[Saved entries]

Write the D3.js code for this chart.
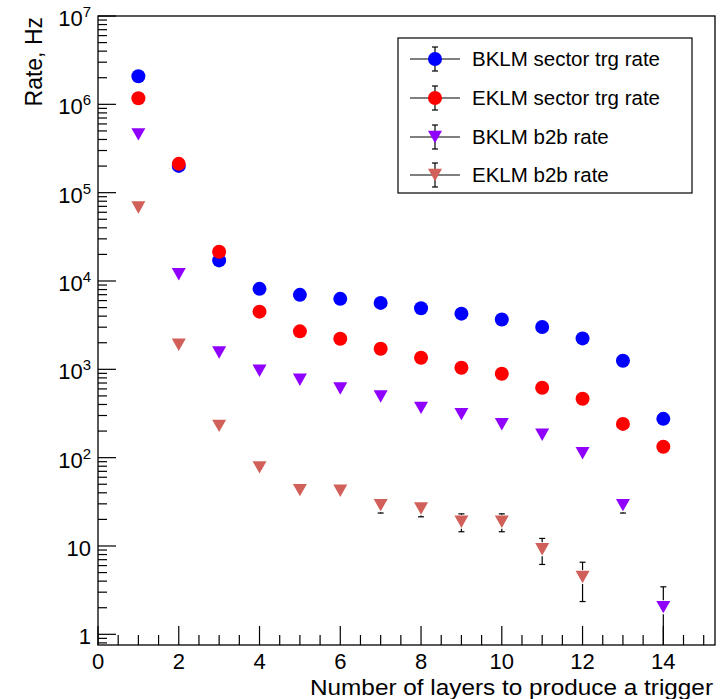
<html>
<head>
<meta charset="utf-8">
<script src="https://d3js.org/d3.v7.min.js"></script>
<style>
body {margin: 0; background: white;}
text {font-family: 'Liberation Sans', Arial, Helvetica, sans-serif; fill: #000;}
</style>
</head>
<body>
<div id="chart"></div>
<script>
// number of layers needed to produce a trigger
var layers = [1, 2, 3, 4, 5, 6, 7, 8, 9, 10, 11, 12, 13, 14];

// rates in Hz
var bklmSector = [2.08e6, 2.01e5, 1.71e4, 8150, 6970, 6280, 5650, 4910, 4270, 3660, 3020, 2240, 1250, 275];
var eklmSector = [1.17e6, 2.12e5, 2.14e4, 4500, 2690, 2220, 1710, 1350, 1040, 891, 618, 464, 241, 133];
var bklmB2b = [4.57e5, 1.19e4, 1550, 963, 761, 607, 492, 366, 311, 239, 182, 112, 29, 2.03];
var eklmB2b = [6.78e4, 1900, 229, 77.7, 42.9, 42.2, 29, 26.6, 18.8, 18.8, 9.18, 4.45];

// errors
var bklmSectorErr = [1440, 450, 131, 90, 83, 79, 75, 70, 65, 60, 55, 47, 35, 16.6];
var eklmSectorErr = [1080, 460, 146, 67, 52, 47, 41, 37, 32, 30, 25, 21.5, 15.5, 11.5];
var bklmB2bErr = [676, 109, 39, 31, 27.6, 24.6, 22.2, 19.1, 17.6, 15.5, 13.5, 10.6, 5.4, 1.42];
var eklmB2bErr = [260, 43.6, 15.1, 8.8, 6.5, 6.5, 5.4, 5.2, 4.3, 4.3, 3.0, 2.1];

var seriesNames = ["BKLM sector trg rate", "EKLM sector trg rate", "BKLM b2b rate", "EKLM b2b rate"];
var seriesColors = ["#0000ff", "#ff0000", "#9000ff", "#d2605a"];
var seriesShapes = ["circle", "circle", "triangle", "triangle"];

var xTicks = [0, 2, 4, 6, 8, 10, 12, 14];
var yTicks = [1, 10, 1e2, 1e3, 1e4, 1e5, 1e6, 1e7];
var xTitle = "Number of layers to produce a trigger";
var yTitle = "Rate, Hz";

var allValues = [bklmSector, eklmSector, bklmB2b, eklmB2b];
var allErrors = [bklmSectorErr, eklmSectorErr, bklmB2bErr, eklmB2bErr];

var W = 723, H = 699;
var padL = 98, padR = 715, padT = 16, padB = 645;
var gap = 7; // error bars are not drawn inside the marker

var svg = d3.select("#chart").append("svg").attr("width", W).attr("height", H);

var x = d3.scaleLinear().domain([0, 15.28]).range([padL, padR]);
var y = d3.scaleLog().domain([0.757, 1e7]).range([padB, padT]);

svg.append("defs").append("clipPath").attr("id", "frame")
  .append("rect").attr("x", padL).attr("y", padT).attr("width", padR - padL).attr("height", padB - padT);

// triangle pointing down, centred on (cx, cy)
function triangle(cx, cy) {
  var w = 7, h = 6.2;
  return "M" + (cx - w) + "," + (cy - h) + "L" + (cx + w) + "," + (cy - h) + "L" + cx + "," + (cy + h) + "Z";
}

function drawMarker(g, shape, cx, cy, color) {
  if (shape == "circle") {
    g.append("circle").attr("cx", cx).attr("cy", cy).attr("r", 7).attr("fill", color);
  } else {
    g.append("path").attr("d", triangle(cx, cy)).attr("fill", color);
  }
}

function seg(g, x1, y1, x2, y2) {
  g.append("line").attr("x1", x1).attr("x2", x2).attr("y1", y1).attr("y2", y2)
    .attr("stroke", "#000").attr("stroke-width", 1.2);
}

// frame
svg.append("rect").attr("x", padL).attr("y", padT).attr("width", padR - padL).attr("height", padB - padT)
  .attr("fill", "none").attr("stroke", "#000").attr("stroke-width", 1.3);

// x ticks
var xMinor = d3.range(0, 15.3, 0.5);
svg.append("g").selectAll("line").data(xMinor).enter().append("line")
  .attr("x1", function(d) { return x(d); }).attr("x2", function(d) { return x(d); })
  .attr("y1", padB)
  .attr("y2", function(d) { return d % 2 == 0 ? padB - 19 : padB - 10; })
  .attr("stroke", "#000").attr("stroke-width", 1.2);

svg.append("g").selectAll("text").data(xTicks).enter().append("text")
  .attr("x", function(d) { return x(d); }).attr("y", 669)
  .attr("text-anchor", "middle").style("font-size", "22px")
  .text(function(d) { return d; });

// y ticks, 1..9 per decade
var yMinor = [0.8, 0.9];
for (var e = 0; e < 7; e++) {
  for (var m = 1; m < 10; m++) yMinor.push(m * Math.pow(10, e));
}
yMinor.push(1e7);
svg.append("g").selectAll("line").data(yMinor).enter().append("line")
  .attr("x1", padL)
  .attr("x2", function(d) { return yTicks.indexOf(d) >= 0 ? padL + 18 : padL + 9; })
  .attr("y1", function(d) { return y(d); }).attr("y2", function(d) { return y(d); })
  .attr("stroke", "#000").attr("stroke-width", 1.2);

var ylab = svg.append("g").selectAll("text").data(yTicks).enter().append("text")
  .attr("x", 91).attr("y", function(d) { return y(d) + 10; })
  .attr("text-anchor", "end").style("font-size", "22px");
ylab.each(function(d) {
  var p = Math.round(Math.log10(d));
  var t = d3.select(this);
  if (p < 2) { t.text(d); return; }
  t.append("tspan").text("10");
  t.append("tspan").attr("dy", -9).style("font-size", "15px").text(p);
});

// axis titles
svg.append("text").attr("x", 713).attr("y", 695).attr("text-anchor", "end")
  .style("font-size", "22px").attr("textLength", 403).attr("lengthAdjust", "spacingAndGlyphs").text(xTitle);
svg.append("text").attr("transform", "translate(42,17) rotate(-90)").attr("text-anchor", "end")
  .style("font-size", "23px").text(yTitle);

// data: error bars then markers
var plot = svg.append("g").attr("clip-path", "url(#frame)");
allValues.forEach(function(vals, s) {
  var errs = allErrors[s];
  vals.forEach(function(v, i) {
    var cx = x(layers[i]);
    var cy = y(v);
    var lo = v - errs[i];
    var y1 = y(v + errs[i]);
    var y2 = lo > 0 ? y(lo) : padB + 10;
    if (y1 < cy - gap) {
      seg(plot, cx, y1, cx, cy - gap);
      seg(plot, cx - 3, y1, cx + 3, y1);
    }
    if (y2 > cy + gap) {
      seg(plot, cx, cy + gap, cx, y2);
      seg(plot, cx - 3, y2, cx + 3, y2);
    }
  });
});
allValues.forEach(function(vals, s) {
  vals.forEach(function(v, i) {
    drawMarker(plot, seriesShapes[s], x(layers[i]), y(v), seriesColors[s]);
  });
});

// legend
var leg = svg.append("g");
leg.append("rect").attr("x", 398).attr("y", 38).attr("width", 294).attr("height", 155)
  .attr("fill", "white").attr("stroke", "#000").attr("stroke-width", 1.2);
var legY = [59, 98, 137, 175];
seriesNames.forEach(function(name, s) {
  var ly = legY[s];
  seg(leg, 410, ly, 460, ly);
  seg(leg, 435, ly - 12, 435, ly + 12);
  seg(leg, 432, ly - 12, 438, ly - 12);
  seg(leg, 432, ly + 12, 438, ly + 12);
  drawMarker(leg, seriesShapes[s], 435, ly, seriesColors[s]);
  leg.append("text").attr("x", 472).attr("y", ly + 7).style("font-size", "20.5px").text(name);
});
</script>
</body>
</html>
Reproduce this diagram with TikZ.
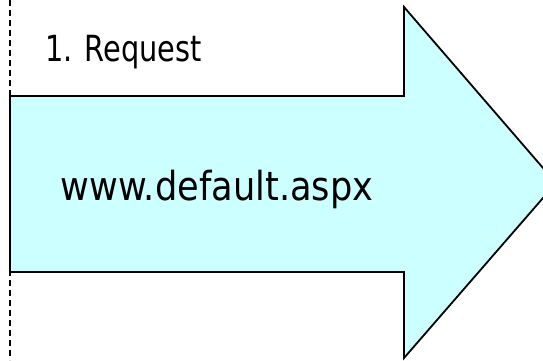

Given request: Each record above is to be restated exactly, with its pictures removed from the copy.

Solution:
Write the D3.js code for this chart.
<html>
<head>
<meta charset="utf-8">
<script src="https://d3js.org/d3.v7.min.js"></script>
<style>
body {margin: 0; background: white;}
text {font-family: 'Liberation Sans', Arial, Helvetica, sans-serif; fill: #000;}
</style>
</head>
<body>
<div id="chart"></div>
<script>
// number of layers needed to produce a trigger
var layers = [1, 2, 3, 4, 5, 6, 7, 8, 9, 10, 11, 12, 13, 14];

// rates in Hz
var bklmSector = [2.08e6, 2.01e5, 1.71e4, 8150, 6970, 6280, 5650, 4910, 4270, 3660, 3020, 2240, 1250, 275];
var eklmSector = [1.17e6, 2.12e5, 2.14e4, 4500, 2690, 2220, 1710, 1350, 1040, 891, 618, 464, 241, 133];
var bklmB2b = [4.57e5, 1.19e4, 1550, 963, 761, 607, 492, 366, 311, 239, 182, 112, 29, 2.03];
var eklmB2b = [6.78e4, 1900, 229, 77.7, 42.9, 42.2, 29, 26.6, 18.8, 18.8, 9.18, 4.45];

// errors
var bklmSectorErr = [1440, 450, 131, 90, 83, 79, 75, 70, 65, 60, 55, 47, 35, 16.6];
var eklmSectorErr = [1080, 460, 146, 67, 52, 47, 41, 37, 32, 30, 25, 21.5, 15.5, 11.5];
var bklmB2bErr = [676, 109, 39, 31, 27.6, 24.6, 22.2, 19.1, 17.6, 15.5, 13.5, 10.6, 5.4, 1.42];
var eklmB2bErr = [260, 43.6, 15.1, 8.8, 6.5, 6.5, 5.4, 5.2, 4.3, 4.3, 3.0, 2.1];

var seriesNames = ["BKLM sector trg rate", "EKLM sector trg rate", "BKLM b2b rate", "EKLM b2b rate"];
var seriesColors = ["#0000ff", "#ff0000", "#9000ff", "#d2605a"];
var seriesShapes = ["circle", "circle", "triangle", "triangle"];

var xTicks = [0, 2, 4, 6, 8, 10, 12, 14];
var yTicks = [1, 10, 1e2, 1e3, 1e4, 1e5, 1e6, 1e7];
var xTitle = "Number of layers to produce a trigger";
var yTitle = "Rate, Hz";

var allValues = [bklmSector, eklmSector, bklmB2b, eklmB2b];
var allErrors = [bklmSectorErr, eklmSectorErr, bklmB2bErr, eklmB2bErr];

var W = 723, H = 699;
var padL = 98, padR = 715, padT = 16, padB = 645;
var gap = 7; // error bars are not drawn inside the marker

var svg = d3.select("#chart").append("svg").attr("width", W).attr("height", H);

var x = d3.scaleLinear().domain([0, 15.28]).range([padL, padR]);
var y = d3.scaleLog().domain([0.757, 1e7]).range([padB, padT]);

svg.append("defs").append("clipPath").attr("id", "frame")
  .append("rect").attr("x", padL).attr("y", padT).attr("width", padR - padL).attr("height", padB - padT);

// triangle pointing down, centred on (cx, cy)
function triangle(cx, cy) {
  var w = 7, h = 6.2;
  return "M" + (cx - w) + "," + (cy - h) + "L" + (cx + w) + "," + (cy - h) + "L" + cx + "," + (cy + h) + "Z";
}

function drawMarker(g, shape, cx, cy, color) {
  if (shape == "circle") {
    g.append("circle").attr("cx", cx).attr("cy", cy).attr("r", 7).attr("fill", color);
  } else {
    g.append("path").attr("d", triangle(cx, cy)).attr("fill", color);
  }
}

function seg(g, x1, y1, x2, y2) {
  g.append("line").attr("x1", x1).attr("x2", x2).attr("y1", y1).attr("y2", y2)
    .attr("stroke", "#000").attr("stroke-width", 1.2);
}

// frame
svg.append("rect").attr("x", padL).attr("y", padT).attr("width", padR - padL).attr("height", padB - padT)
  .attr("fill", "none").attr("stroke", "#000").attr("stroke-width", 1.3);

// x ticks
var xMinor = d3.range(0, 15.3, 0.5);
svg.append("g").selectAll("line").data(xMinor).enter().append("line")
  .attr("x1", function(d) { return x(d); }).attr("x2", function(d) { return x(d); })
  .attr("y1", padB)
  .attr("y2", function(d) { return d % 2 == 0 ? padB - 19 : padB - 10; })
  .attr("stroke", "#000").attr("stroke-width", 1.2);

svg.append("g").selectAll("text").data(xTicks).enter().append("text")
  .attr("x", function(d) { return x(d); }).attr("y", 669)
  .attr("text-anchor", "middle").style("font-size", "22px")
  .text(function(d) { return d; });

// y ticks, 1..9 per decade
var yMinor = [0.8, 0.9];
for (var e = 0; e < 7; e++) {
  for (var m = 1; m < 10; m++) yMinor.push(m * Math.pow(10, e));
}
yMinor.push(1e7);
svg.append("g").selectAll("line").data(yMinor).enter().append("line")
  .attr("x1", padL)
  .attr("x2", function(d) { return yTicks.indexOf(d) >= 0 ? padL + 18 : padL + 9; })
  .attr("y1", function(d) { return y(d); }).attr("y2", function(d) { return y(d); })
  .attr("stroke", "#000").attr("stroke-width", 1.2);

var ylab = svg.append("g").selectAll("text").data(yTicks).enter().append("text")
  .attr("x", 91).attr("y", function(d) { return y(d) + 10; })
  .attr("text-anchor", "end").style("font-size", "22px");
ylab.each(function(d) {
  var p = Math.round(Math.log10(d));
  var t = d3.select(this);
  if (p < 2) { t.text(d); return; }
  t.append("tspan").text("10");
  t.append("tspan").attr("dy", -9).style("font-size", "15px").text(p);
});

// axis titles
svg.append("text").attr("x", 713).attr("y", 695).attr("text-anchor", "end")
  .style("font-size", "22px").attr("textLength", 403).attr("lengthAdjust", "spacingAndGlyphs").text(xTitle);
svg.append("text").attr("transform", "translate(42,17) rotate(-90)").attr("text-anchor", "end")
  .style("font-size", "23px").text(yTitle);

// data: error bars then markers
var plot = svg.append("g").attr("clip-path", "url(#frame)");
allValues.forEach(function(vals, s) {
  var errs = allErrors[s];
  vals.forEach(function(v, i) {
    var cx = x(layers[i]);
    var cy = y(v);
    var lo = v - errs[i];
    var y1 = y(v + errs[i]);
    var y2 = lo > 0 ? y(lo) : padB + 10;
    if (y1 < cy - gap) {
      seg(plot, cx, y1, cx, cy - gap);
      seg(plot, cx - 3, y1, cx + 3, y1);
    }
    if (y2 > cy + gap) {
      seg(plot, cx, cy + gap, cx, y2);
      seg(plot, cx - 3, y2, cx + 3, y2);
    }
  });
});
allValues.forEach(function(vals, s) {
  vals.forEach(function(v, i) {
    drawMarker(plot, seriesShapes[s], x(layers[i]), y(v), seriesColors[s]);
  });
});

// legend
var leg = svg.append("g");
leg.append("rect").attr("x", 398).attr("y", 38).attr("width", 294).attr("height", 155)
  .attr("fill", "white").attr("stroke", "#000").attr("stroke-width", 1.2);
var legY = [59, 98, 137, 175];
seriesNames.forEach(function(name, s) {
  var ly = legY[s];
  seg(leg, 410, ly, 460, ly);
  seg(leg, 435, ly - 12, 435, ly + 12);
  seg(leg, 432, ly - 12, 438, ly - 12);
  seg(leg, 432, ly + 12, 438, ly + 12);
  drawMarker(leg, seriesShapes[s], 435, ly, seriesColors[s]);
  leg.append("text").attr("x", 472).attr("y", ly + 7).style("font-size", "20.5px").text(name);
});
</script>
</body>
</html>
Reproduce this diagram with TikZ.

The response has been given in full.